The idea that Neo and Trinity produce more energy through lack is excellent. Keeping them close but never together is both emotionally cruel and thematically sharp. Desire as a battery. Capitalism perfected. This is where the film should have slowed down and trusted itself.

Instead, it rushes again. Like so many of its ideas, the Analyst’s philosophy is introduced, gestured at, and then abandoned before it can actually land. It’s all implication, no payoff. The movie feels like it was designed to frustrate its own audience on purpose, which is arguably very meta and also deeply annoying.

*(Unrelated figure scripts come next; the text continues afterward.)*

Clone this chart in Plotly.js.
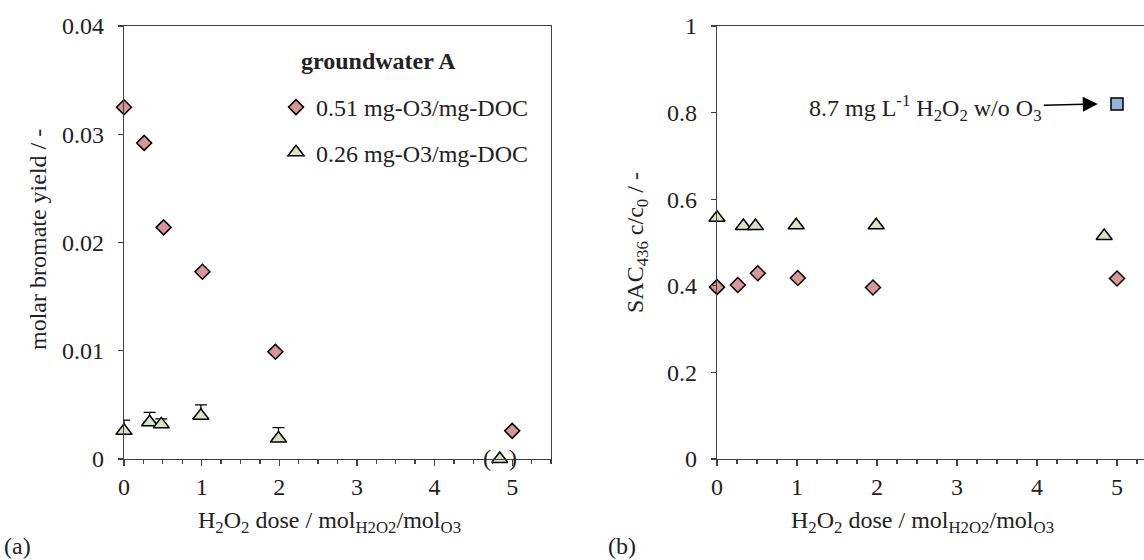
<!DOCTYPE html>
<html>
<head>
<meta charset="utf-8">
<script src="https://cdn.plot.ly/plotly-3.0.1.min.js"></script>
<style>html,body{margin:0;padding:0;background:#fff;}#chart{width:1144px;height:560px;}</style>
</head>
<body>
<div id="chart"></div>
<script>
// H2O2 dose (mol H2O2 / mol O3)
const doseHigh = [0, 0.26, 0.51, 1.01, 1.95, 5.0];
const doseLow  = [0, 0.33, 0.48, 0.99, 1.99, 4.84];
// (a) molar bromate yield
const bromateHigh = [0.0325, 0.0292, 0.0214, 0.0173, 0.0099, 0.0026];
const bromateLow  = [0.0026, 0.0034, 0.0032, 0.0040, 0.0019, 0.0000];
const bromateLowErr = [0.0010, 0.0009, 0.0005, 0.0010, 0.0010, 0];
// (b) SAC436 c/c0
const sacHigh = [0.397, 0.402, 0.429, 0.418, 0.396, 0.417];
const sacLow  = [0.557, 0.538, 0.538, 0.540, 0.540, 0.515];
const h2o2OnlyDose = [5.0];
const h2o2OnlySac  = [0.82];

const nameHigh = '0.51 mg-O3/mg-DOC';
const nameLow  = '0.26 mg-O3/mg-DOC';
const legendTitle = 'groundwater A';

const FONT = 'Liberation Serif, Times New Roman, serif';
const AX = '#404040';
const W = 1144, H = 560;
const px = v => v / W, py = v => 1 - v / H;

const diamond = {symbol: 'diamond', size: 11.5, color: '#D99694', line: {color: '#000', width: 1.5}};
const triangle = {symbol: 'triangle-up', size: 14, color: '#D7E4BD', line: {color: '#000', width: 1.5}};
const square = {symbol: 'square', size: 12, color: '#95B3D7', line: {color: '#000', width: 1.5}};

const traces = [
  {x: doseHigh, y: bromateHigh, xaxis: 'x', yaxis: 'y', type: 'scatter', mode: 'markers', name: nameHigh,
   marker: diamond, cliponaxis: false, legendgroup: 'g1'},
  {x: doseLow, y: bromateLow, xaxis: 'x', yaxis: 'y', type: 'scatter', mode: 'markers', name: nameLow,
   marker: triangle, cliponaxis: false, legendgroup: 'g2',
   error_y: {type: 'data', symmetric: false, array: bromateLowErr, arrayminus: bromateLowErr.map(() => 0),
             width: 6, thickness: 1.3, color: '#000'}},
  {x: doseHigh, y: sacHigh, xaxis: 'x2', yaxis: 'y2', type: 'scatter', mode: 'markers', name: nameHigh,
   marker: diamond, cliponaxis: false, showlegend: false},
  {x: doseLow, y: sacLow, xaxis: 'x2', yaxis: 'y2', type: 'scatter', mode: 'markers', name: nameLow,
   marker: triangle, cliponaxis: false, showlegend: false},
  {x: h2o2OnlyDose, y: h2o2OnlySac, xaxis: 'x2', yaxis: 'y2', type: 'scatter', mode: 'markers',
   name: 'H2O2 w/o O3', marker: square, cliponaxis: false, showlegend: false}
];

const tickfont = {family: FONT, size: 24, color: '#222'};
const baseX = {
  dtick: 1, tick0: 0, ticks: 'outside', ticklen: 6, tickwidth: 1.3, tickcolor: AX,
  showline: true, linecolor: AX, linewidth: 1.3, showgrid: false, zeroline: false,
  tickfont: tickfont, automargin: false, fixedrange: true, ticklabelstandoff: 0,
  minor: {dtick: 0.25, tick0: 0, ticks: 'outside', ticklen: 4, tickwidth: 1.3, tickcolor: AX, showgrid: false}
};
const baseY = {
  ticks: 'outside', ticklen: 5, tickwidth: 1.3, tickcolor: AX,
  showline: true, linecolor: AX, linewidth: 1.3, showgrid: false, zeroline: false,
  tickfont: tickfont, automargin: false, fixedrange: true, ticklabelstandoff: 9
};
const yDomain = [py(459), py(26)];

const xTitle = 'H<sub>2</sub>O<sub>2</sub> dose / mol<sub>H2O2</sub>/mol<sub>O3</sub>';
const annFont = {family: FONT, size: 24, color: '#222'};
const paperAnn = (text, x, y, extra) => Object.assign({
  text: text, xref: 'paper', yref: 'paper', x: px(x), y: py(y),
  xanchor: 'center', yanchor: 'middle', showarrow: false, font: annFont
}, extra || {});

const layout = {
  width: W, height: H,
  margin: {l: 0, r: 0, t: 0, b: 0},
  paper_bgcolor: '#fff', plot_bgcolor: '#fff',
  showlegend: true,
  xaxis: Object.assign({}, baseX, {domain: [px(124), px(551)], range: [0, 5.5], anchor: 'y', mirror: true}),
  yaxis: Object.assign({}, baseY, {domain: yDomain, range: [0, 0.04], dtick: 0.01, anchor: 'x', mirror: true}),
  xaxis2: Object.assign({}, baseX, {domain: [px(717), 1], range: [0, 427 / 80], anchor: 'y2', mirror: true}),
  yaxis2: Object.assign({}, baseY, {domain: yDomain, range: [0, 1], dtick: 0.2, anchor: 'x2', mirror: false}),
  legend: {
    x: px(276), y: py(85), xanchor: 'left', yanchor: 'top',
    bgcolor: 'rgba(0,0,0,0)', borderwidth: 0,
    font: {family: FONT, size: 24, color: '#222'},
    traceorder: 'grouped', tracegroupgap: 11, itemwidth: 30
  },
  annotations: [
    paperAnn('<b>' + legendTitle + '</b>', 378, 61, {font: {family: FONT, size: 24, color: '#222'}}),
    paperAnn(xTitle, 330, 522),
    paperAnn(xTitle, 922, 522),
    paperAnn('molar bromate yield / -', 38, 240, {textangle: -90}),
    paperAnn('SAC<sub>436</sub> c/c<sub>0</sub> / -', 637, 242, {textangle: -90}),
    paperAnn('(a)', 17, 546),
    paperAnn('(b)', 622, 546),
    {text: '(&nbsp;&nbsp;&nbsp;)', xref: 'x', yref: 'y', x: doseLow[5], y: bromateLow[5], showarrow: false,
     xanchor: 'center', yanchor: 'middle', font: annFont, yshift: 1},
    {text: '8.7 mg L<sup>-1</sup> H<sub>2</sub>O<sub>2</sub> w/o O<sub>3</sub>', xref: 'x2', yref: 'y2',
     x: h2o2OnlyDose[0] - 0.24, y: h2o2OnlySac[0], axref: 'pixel', ayref: 'pixel', ax: -172, ay: 4,
     showarrow: true, arrowhead: 2, arrowsize: 2, arrowwidth: 1.5, arrowcolor: '#000', font: annFont}
  ]
};

Plotly.newPlot('chart', traces, layout, {displayModeBar: false, staticPlot: true});
</script>
</body>
</html>
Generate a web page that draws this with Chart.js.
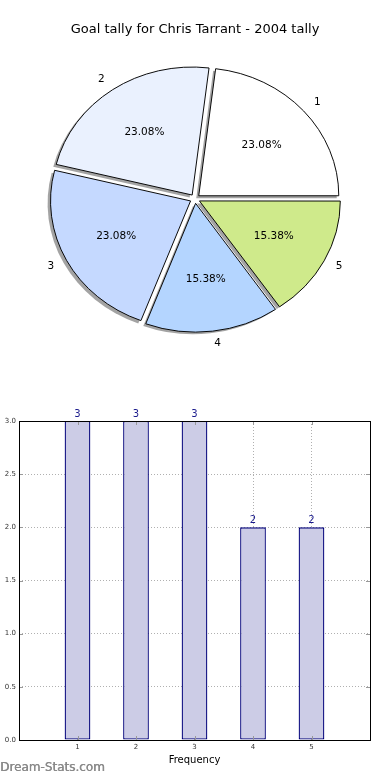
<!DOCTYPE html>
<html>
<head>
<meta charset="utf-8">
<script src="https://cdn.jsdelivr.net/npm/chart.js@4/dist/chart.umd.min.js"></script>
<style>
  html, body { margin: 0; padding: 0; background: #ffffff; }
  #wrap { position: relative; width: 390px; height: 780px; overflow: hidden; }
  canvas { position: absolute; left: 0; }
  #pie { top: 0; }
  #bar { top: 380px; }
</style>
</head>
<body>
<div id="wrap">
  <canvas id="pie" width="390" height="380"></canvas>
  <canvas id="bar" width="390" height="400"></canvas>
</div>
<script>
// ---- data ----
const chartTitle = 'Goal tally for Chris Tarrant - 2004 tally';
const sliceLabels = ['1', '2', '3', '4', '5'];
const sliceValues = [3, 3, 3, 2, 2];
const sliceColors = ['#ffffff', '#eaf1fe', '#c5d9ff', '#b4d5ff', '#cfea8b'];

const barCategories = [1, 2, 3, 4, 5];
const barValues = [3, 3, 3, 2, 2];
const xTickLabels = ['1', '2', '3', '4', '5'];
const yTickLabels = ['0.0', '0.5', '1.0', '1.5', '2.0', '2.5', '3.0'];
const xAxisLabel = 'Frequency';
const watermark = 'Dream-Stats.com';

const FONT = '"DejaVu Sans", sans-serif';
Chart.defaults.font.family = FONT;

// ---- pie ----
const Y_SQUASH = 0.914;   // matplotlib axes were not square: the pie is an ellipse
const PIE_OFFSET = 20;    // Chart.js translates arcs by offset/4
const PIE_R = 140;
const SHADOW_DX = -2.5, SHADOW_DY = 2.5;

// matplotlib draws counter-clockwise from 3 o'clock; Chart.js clockwise -> reverse order
const pieLabelsCJ = sliceLabels.slice().reverse();
const pieValuesCJ = sliceValues.slice().reverse();
const pieColorsCJ = sliceColors.slice().reverse();
const total = sliceValues.reduce((a, b) => a + b, 0);

function ellipseTransform(ctx, chart) {
  const a = chart.chartArea;
  const cx = (a.left + a.right) / 2, cy = (a.top + a.bottom) / 2;
  ctx.translate(cx, cy);
  ctx.scale(1, Y_SQUASH);
  ctx.translate(-cx, -cy);
}

const ellipsePlugin = {
  id: 'ellipse',
  beforeDatasetsDraw(chart) {
    const ctx = chart.ctx;
    const meta = chart.getDatasetMeta(0);
    const d = PIE_OFFSET / 4;
    // shadows (from the arc elements' geometry)
    ctx.save();
    ctx.translate(SHADOW_DX, SHADOW_DY);
    ellipseTransform(ctx, chart);
    ctx.fillStyle = 'rgba(0,0,0,0.36)';
    meta.data.forEach(el => {
      const mid = (el.startAngle + el.endAngle) / 2;
      const ox = Math.cos(mid) * d, oy = Math.sin(mid) * d;
      ctx.beginPath();
      ctx.moveTo(el.x + ox, el.y + oy);
      ctx.arc(el.x + ox, el.y + oy, el.outerRadius + 0.5, el.startAngle, el.endAngle);
      ctx.closePath();
      ctx.fill();
    });
    ctx.restore();
    ctx.save();
    ellipseTransform(ctx, chart);
  },
  afterDatasetsDraw(chart) {
    chart.ctx.restore();
  },
  afterDraw(chart) {
    const ctx = chart.ctx;
    const meta = chart.getDatasetMeta(0);
    const d = PIE_OFFSET / 4;
    ctx.save();
    ctx.fillStyle = '#000';
    ctx.textBaseline = 'middle';
    ctx.font = '10.5px ' + FONT;
    meta.data.forEach((el, i) => {
      const mid = (el.startAngle + el.endAngle) / 2;
      const R = el.outerRadius;
      const c = Math.cos(mid), s = Math.sin(mid);
      const lr = d + 1.1 * R;
      ctx.textAlign = c > 0 ? 'left' : 'right';
      ctx.fillText(pieLabelsCJ[i], el.x + c * lr, el.y + Y_SQUASH * s * lr);
      const pr = d + 0.6 * R;
      ctx.textAlign = 'center';
      ctx.fillText((pieValuesCJ[i] / total * 100).toFixed(2) + '%', el.x + c * pr, el.y + Y_SQUASH * s * pr);
    });
    ctx.restore();
  }
};

new Chart(document.getElementById('pie'), {
  type: 'pie',
  data: {
    labels: pieLabelsCJ,
    datasets: [{
      data: pieValuesCJ,
      backgroundColor: pieColorsCJ,
      borderColor: '#000000',
      borderWidth: 1,
      offset: PIE_OFFSET,
      hoverOffset: PIE_OFFSET
    }]
  },
  options: {
    responsive: false,
    animation: false,
    radius: PIE_R,
    rotation: 90,
    layout: { padding: { top: 0, bottom: 20, left: 0, right: 0 } },
    plugins: {
      legend: { display: false },
      tooltip: { enabled: false },
      title: {
        display: true,
        text: chartTitle,
        color: '#000',
        font: { size: 13, weight: 'normal', family: FONT },
        padding: { top: 22, bottom: 0 }
      }
    }
  },
  plugins: [ellipsePlugin]
});

// ---- bar ----
const barDecor = {
  id: 'barDecor',
  afterDraw(chart) {
    const ctx = chart.ctx;
    const a = chart.chartArea;
    const xs = chart.scales.x, ys = chart.scales.y;
    ctx.save();
    // inward ticks
    ctx.strokeStyle = '#999';
    ctx.lineWidth = 1;
    ctx.beginPath();
    barCategories.forEach(v => {
      const x = Math.round(xs.getPixelForValue(v)) + 0.5;
      ctx.moveTo(x, a.top); ctx.lineTo(x, a.top + 4);
      ctx.moveTo(x, a.bottom); ctx.lineTo(x, a.bottom - 4);
    });
    yTickLabels.forEach(t => {
      const y = Math.round(ys.getPixelForValue(parseFloat(t))) + 0.5;
      ctx.moveTo(a.left, y); ctx.lineTo(a.left + 4, y);
      ctx.moveTo(a.right, y); ctx.lineTo(a.right - 4, y);
    });
    ctx.stroke();
    // box
    ctx.strokeStyle = '#000';
    ctx.strokeRect(Math.round(a.left) + 0.5, Math.round(a.top) + 0.5,
                   Math.round(a.right - a.left), Math.round(a.bottom - a.top));
    // value labels
    const meta = chart.getDatasetMeta(0);
    ctx.fillStyle = '#1a1a8c';
    ctx.font = '10px ' + FONT;
    ctx.textAlign = 'center';
    ctx.textBaseline = 'alphabetic';
    meta.data.forEach((el, i) => {
      ctx.fillText(String(barValues[i]), el.x, el.y - 4);
    });
    // axis label
    ctx.fillStyle = '#000';
    ctx.font = '10px ' + FONT;
    ctx.textBaseline = 'middle';
    ctx.fillText(xAxisLabel, (a.left + a.right) / 2, 380);
    // watermark
    ctx.fillStyle = '#8a8a8a';
    ctx.font = '12px ' + FONT;
    ctx.textAlign = 'left';
    ctx.fillText(watermark, 0, 388);
    ctx.fillText(watermark, 0.4, 388);
    ctx.restore();
  }
};

new Chart(document.getElementById('bar'), {
  type: 'bar',
  data: {
    datasets: [{
      data: barCategories.map((c, i) => ({ x: c, y: barValues[i] })),
      backgroundColor: '#ccccE6',
      borderColor: '#00007a',
      borderWidth: 1.3,
      borderSkipped: false,
      barPercentage: 0.44,
      categoryPercentage: 1
    }]
  },
  options: {
    responsive: false,
    animation: false,
    layout: { padding: { top: 41, right: 20, left: 0, bottom: 0 } },
    plugins: { legend: { display: false }, tooltip: { enabled: false }, title: { display: false } },
    scales: {
      x: {
        type: 'linear',
        min: 0, max: 6,
        offset: false,
        z: 1,
        afterFit(s) { s.height = 40; },
        ticks: {
          stepSize: 1,
          padding: 3,
          color: '#333',
          font: { size: 7 },
          callback: (v) => { const i = barCategories.indexOf(v); return i >= 0 ? xTickLabels[i] : ''; }
        },
        grid: { offset: false, color: '#b0b0b0', lineWidth: 1, drawTicks: false },
        border: { display: false, dash: [1, 2] }
      },
      y: {
        min: 0, max: 3,
        z: 1,
        afterFit(s) { s.width = 19; },
        ticks: {
          stepSize: 0.5,
          padding: 3,
          color: '#333',
          font: { size: 7 },
          callback: (v) => { const t = v.toFixed(1); return yTickLabels.includes(t) ? t : ''; }
        },
        grid: { color: '#b0b0b0', lineWidth: 1, drawTicks: false },
        border: { display: false, dash: [1, 2] }
      }
    }
  },
  plugins: [barDecor]
});
</script>
</body>
</html>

The new city and allies are fine, which is honestly a compliment. They don’t clog the film or demand lore lectures. They exist, they help, they move on. Good restraint. Rare restraint.

Smith, on the other hand, does not need to be here. The recast performance is solid and the Joker-tech-bro angle is amusing, but his presence feels contractual rather than necessary. His monologue about being bound to Neo is conceptually sound, but dramatically inert. He should have been saved for a later installment.

The rescue plot between Neo and Trinity is the emotional core, and it works entirely because of the actors. Their scenes are quiet, restrained, and heavy with longing. They say almost nothing and communicate everything. Whether that’s character development or just age and experience showing through doesn’t matter. It’s the best part of the movie.

Action-wise, Neo is basically retired. He gets one elegant sparring scene and then spends the rest of the film doing the same bullet-stopping move on loop. It’s iconic, sure, but repetition turns it into a screensaver. Trinity, meanwhile, is fantastic in combat. If the intent was to pass the mantle to her, the film needed to commit earlier and harder. Making her awakening the final twist feels timid, like the movie is afraid of its own conclusion.

That’s the throughline problem here. Resurrections is full of ideas it believes in but doesn’t trust. It gestures, winks, explains, and retreats. It wants credit for awareness without doing the harder work of exploration. The result is a movie that knows exactly what it wants to say about art, control, desire, and legacy, and then refuses to sit with any of it long enough to matter.

Which is tragic, because buried underneath the mess is a genuinely sharp, contemporary Matrix film trying to claw its way out.